La segunda experiencia de encuentro, que guarda analogía con la anterior, es la de Getsemaní (Mt 26, 36-46) en la que el Señor se experimenta triste hasta el punto de morir y abre su corazón -una vez más a Juan, Santiago y Pedro- pero esta vez muestra el rostro de su humanidad sufriente. Ya no es el resplandor divino del Hijo del Altísimo lo que se destaca, sino el abajamiento del Hijo de Mujer que experimenta sobre su corazón todo el pecado del mundo, toda la angustia de la humanidad. El Señor no quiere ocultarnos su pasión más bien, en ella Él se hace solidario con todo dolor humano, con todo sufrimiento físico, psíquico o espiritual y se hace vulnerable por nosotros. la fragilidad del Maestro debe ayudarnos a no temerle a no sentirnos incomprendidos, sino por el contrario a amarle y buscarlo en la oración, penetrar su misterio y desde Él lanzarnos a la plena conformación.

No olvidemos que nuestras expectativas y anhelos más profundos no pueden ser saciados con sucedáneos.
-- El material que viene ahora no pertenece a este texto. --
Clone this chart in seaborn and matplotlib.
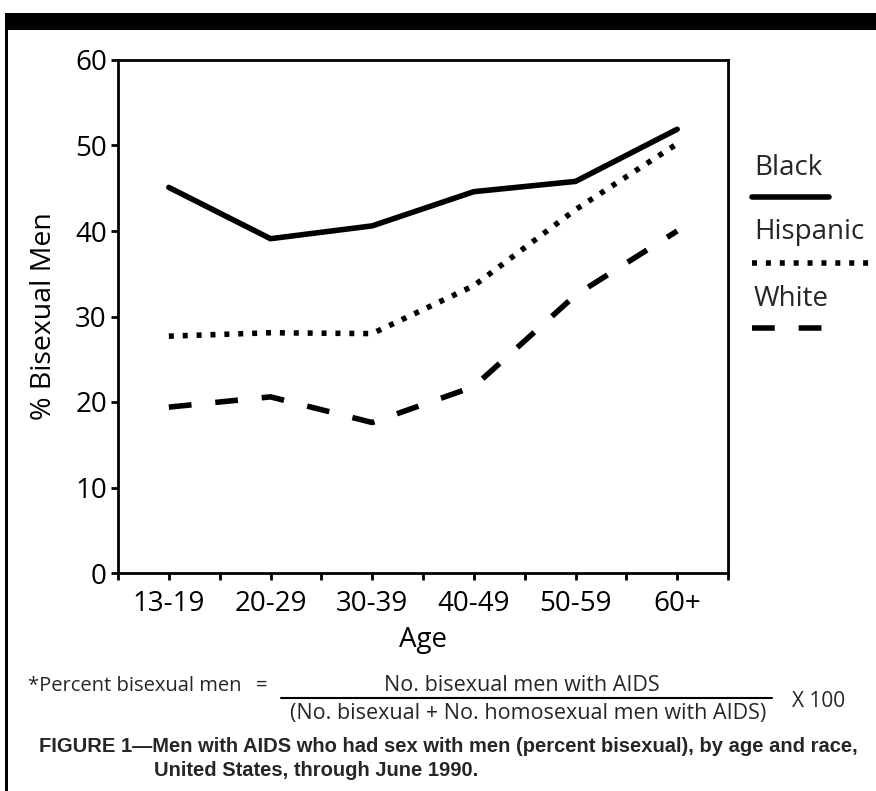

San Juan nos cuenta en su Evangelio que en el día más solemne de la fiesta de los tabernáculos, el Señor Jesús se pone de pie y en medio de una multitud que acudía al templo, clama a voz en cuello: "Si alguno tiene sed, venga a mí, y beba el que crea en mí, como dice la Escritura: De su seno correrán ríos de agua viva" (Jn 7, 37-39). Hoy el Señor nos sigue llamando a acudir a Él en busca del agua fresca que nos sacia, de ese don de Dios que tanto anhelamos, nos invita a buscarle por la senda fecunda de la oración.